Vasilije Curcic

No. 44 – Hercegovac Gajdobra
- Position: Power forward
- League: Basketball League of Serbia

Personal information
- Born: October 11, 1991 (age 34) Kragujevac, Serbia
- Nationality: Serbian
- Listed height: 6 ft 9 in (2.06 m)
- Listed weight: 235 lb (107 kg)

Career information
- College: Memorial (2012–2017);
- NBA draft: 2017: undrafted
- Playing career: 2017–present

Career history
- 2017–2018: St. John's Edge
- 2018–2019: Basket Navarra
- 2024–2026: Zlatibor
- 2026–present: Hercegovac Gajdobra

Career highlights
- 3× Second-team AUS All-Star (2014–2015, 2017); First-team AUS All-Star (2016);

= Vasilije Curcic =

Serbian basketball player

Vasilije Curcic (Vasilije Ćurčić; born October 11, 1991) is a Serbian professional basketball player who last played for the St. John's Edge of the National Basketball League of Canada (NBLC). He played five seasons of college basketball for the Memorial Sea-Hawks of Atlantic University Sport (AUS) in Canada, winning conference honors each year. A 6-foot-9, 235-pound power forward and native of Kragujevac, Serbia, Curcic attended high school at First Kragujevac Gymnasium. Vasilije has one son born in 2018 named Nelson Vincent.

== Early life ==
Curcic was born in the Serbian city of Kragujevac, where he attended First Kragujevac Gymnasium.

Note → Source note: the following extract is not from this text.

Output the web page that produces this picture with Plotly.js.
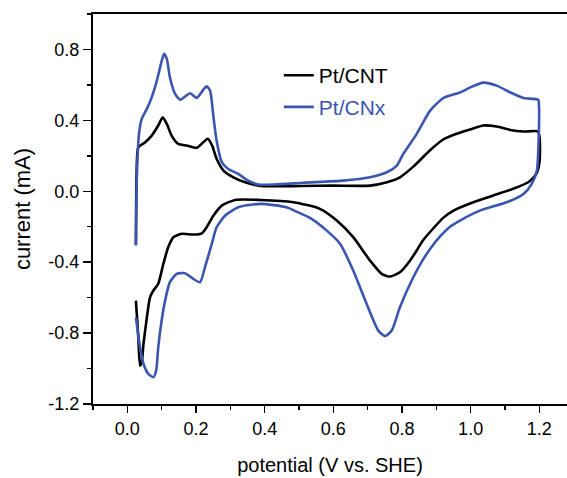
<!DOCTYPE html>
<html>
<head>
<meta charset="utf-8">
<script src="https://cdn.plot.ly/plotly-3.0.1.min.js"></script>
<style>html,body{margin:0;padding:0;background:#fff;}#chart{width:567px;height:478px;}</style>
</head>
<body>
<div id="chart"></div>
<script>
// Pt/CNT cyclic voltammogram (anodic then cathodic scan)
const cntPotential = [0.025,0.027,0.032,0.052,0.071,0.090,0.103,0.115,0.129,0.148,0.173,0.202,0.221,0.234,0.247,0.260,0.280,0.309,0.343,0.382,0.430,0.504,0.600,0.707,0.756,0.794,0.833,0.881,0.920,0.959,0.998,1.037,1.076,1.115,1.154,1.196,
  1.201,1.201,1.193,1.183,1.168,1.124,1.066,1.008,0.950,0.920,0.891,0.860,0.843,0.820,0.794,0.765,0.741,0.707,0.658,0.610,0.561,0.484,0.387,0.314,0.275,0.251,0.231,0.217,0.192,0.158,0.134,0.119,0.105,0.090,0.076,0.066,0.057,0.047,0.042,0.037,0.032,0.025];
const cntCurrent = [-0.30,0.10,0.248,0.276,0.314,0.371,0.417,0.380,0.314,0.267,0.258,0.245,0.276,0.296,0.258,0.183,0.117,0.079,0.051,0.032,0.028,0.030,0.032,0.032,0.051,0.079,0.139,0.230,0.292,0.324,0.348,0.371,0.365,0.346,0.337,0.337,
  0.300,0.173,0.105,0.077,0.051,0.014,-0.024,-0.062,-0.109,-0.150,-0.210,-0.280,-0.334,-0.400,-0.457,-0.481,-0.466,-0.391,-0.259,-0.165,-0.099,-0.062,-0.049,-0.049,-0.081,-0.137,-0.203,-0.237,-0.244,-0.240,-0.259,-0.316,-0.409,-0.522,-0.560,-0.598,-0.711,-0.861,-0.964,-0.983,-0.823,-0.617];

// Pt/CNx cyclic voltammogram
const cnxPotential = [0.025,0.028,0.034,0.042,0.057,0.071,0.086,0.098,0.107,0.115,0.124,0.139,0.154,0.168,0.183,0.202,0.221,0.231,0.241,0.251,0.260,0.275,0.294,0.323,0.352,0.382,0.430,0.513,0.629,0.707,0.756,0.785,0.804,0.843,0.882,0.920,0.969,0.998,1.037,1.076,1.115,1.154,1.197,
  1.199,1.198,1.193,1.178,1.154,1.105,1.027,0.969,0.940,0.911,0.882,0.860,0.833,0.794,0.770,0.751,0.731,0.697,0.658,0.620,0.581,0.532,0.493,0.464,0.387,0.323,0.285,0.260,0.246,0.226,0.212,0.192,0.168,0.144,0.124,0.110,0.100,0.090,0.084,0.076,0.061,0.047,0.037,0.025];
const cnxCurrent = [-0.306,0.10,0.324,0.408,0.465,0.530,0.624,0.719,0.775,0.747,0.643,0.549,0.516,0.534,0.553,0.527,0.572,0.592,0.568,0.417,0.286,0.164,0.126,0.098,0.060,0.038,0.038,0.048,0.060,0.079,0.107,0.145,0.211,0.324,0.455,0.526,0.557,0.585,0.613,0.596,0.558,0.526,0.516,
  0.483,0.286,0.117,0.042,-0.015,-0.062,-0.109,-0.165,-0.200,-0.255,-0.325,-0.390,-0.485,-0.654,-0.786,-0.817,-0.786,-0.635,-0.447,-0.297,-0.222,-0.150,-0.115,-0.090,-0.071,-0.090,-0.137,-0.203,-0.297,-0.429,-0.513,-0.494,-0.462,-0.466,-0.513,-0.617,-0.729,-0.880,-1.011,-1.049,-1.030,-0.973,-0.880,-0.711];

const seriesNames = ['Pt/CNT', 'Pt/CNx'];
const xTickVals = [0.0, 0.2, 0.4, 0.6, 0.8, 1.0, 1.2];
const xTickText = ['0.0', '0.2', '0.4', '0.6', '0.8', '1.0', '1.2'];
const yTickVals = [-1.2, -0.8, -0.4, 0.0, 0.4, 0.8];
const yTickText = ['-1.2', '-0.8', '-0.4', '0.0', '0.4', '0.8'];

const BLUE = '#3a56b0';
const FONT = 'Liberation Sans, Arial, sans-serif';

const traces = [
  {x: cntPotential, y: cntCurrent, mode: 'lines', name: seriesNames[0],
   line: {color: '#000000', width: 2.6, shape: 'spline', smoothing: 0.6}, legend: 'legend'},
  {x: cnxPotential, y: cnxCurrent, mode: 'lines', name: '<span style="color:' + BLUE + '">' + seriesNames[1] + '</span>',
   line: {color: BLUE, width: 2.6, shape: 'spline', smoothing: 0.6}, legend: 'legend2'}
];

const legendCommon = {x: 0.392, xanchor: 'left', yanchor: 'middle', bgcolor: 'rgba(0,0,0,0)',
  borderwidth: 0, font: {family: FONT, size: 21, color: '#000'}};

const layout = {
  width: 567, height: 478,
  margin: {l: 93, r: 0, t: 14, b: 74},
  paper_bgcolor: '#fff', plot_bgcolor: '#fff',
  font: {family: FONT, color: '#000'},
  showlegend: true,
  legend: Object.assign({}, legendCommon, {y: 0.842}),
  legend2: Object.assign({}, legendCommon, {y: 0.761}),
  xaxis: {
    range: [-0.1, 1.2807], showgrid: false, zeroline: false,
    showline: true, linecolor: '#000', linewidth: 2, mirror: true,
    ticks: 'outside', ticklen: 7, tickwidth: 1.5, tickcolor: '#000',
    tickvals: xTickVals, ticktext: xTickText,
    tickfont: {family: FONT, size: 18, color: '#000'},
    minor: {dtick: 0.1, tick0: 0, ticks: 'outside', ticklen: 4, tickwidth: 1.5, tickcolor: '#000', showgrid: false},
    title: {text: 'potential (V vs. SHE)', font: {family: FONT, size: 20, color: '#000'}, standoff: 20},
    automargin: false
  },
  yaxis: {
    range: [-1.2, 1.0], showgrid: false, zeroline: false,
    showline: true, linecolor: '#000', linewidth: 2, mirror: false,
    ticks: 'outside', ticklen: 8, tickwidth: 1.5, tickcolor: '#000',
    tickvals: yTickVals, ticktext: yTickText,
    tickfont: {family: FONT, size: 18, color: '#000'},
    minor: {dtick: 0.2, tick0: 0, ticks: 'outside', ticklen: 4, tickwidth: 1.5, tickcolor: '#000', showgrid: false},
    title: {text: 'current (mA)', font: {family: FONT, size: 22, color: '#000'}, standoff: 12},
    automargin: false
  }
};

Plotly.newPlot('chart', traces, layout, {displayModeBar: false, staticPlot: true});
</script>
</body>
</html>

In 2012, he took part in the postgraduate program at Luxembourg Basketball Academy (LBBA) for nine months. At LBBA, he helped draw attention from the Memorial University of Newfoundland, and on August 12, 2012, he committed to play with the Sea-Hawks under head coach Peter Benoite.

== College career ==
As a first-year member of the Memorial Sea-Hawks, on February 2, 2013, Curcic was tabbed as athlete of the week by The Telegram after recording a total of 49 points, 15 rebounds, and six assists in two games against St. Francis Xavier. He was named to the Atlantic University Sport (AUS) All-Rookie Team. For his next two seasons, Curcic was named second-team and then first-team AUS All-Star. He earned second-team honors in the following year. In 2016–17, Curcic was sidelined for much of the season because of injury but finished with second-team AUS All-Star accolades. By the end of his college career, after leading Memorial in scoring for all five seasons, Curcic was considered one of the best players in program history. He left Memorial as its third all-time leading scorer.

== Professional career ==
After graduating from Memorial, Curcic returned to Serbia to play professionally, but he was unable to find any satisfactory offers. On December 12, 2017, he signed with the St. John's Edge of the National Basketball League of Canada (NBLC). With the move, he reunited with Carl English, who he had trained with for several previous offseasons. On December 17, Curcic debuted for St. John's, with two points and one assist in nine minutes against the London Lightning. He recorded 11 points, seven rebounds, and two assists—all season-highs—in a win over the Niagara River Lions on January 21, 2018. Curcic was deactivated and released by the Edge on February 12, after he suffered a leg injury in practice.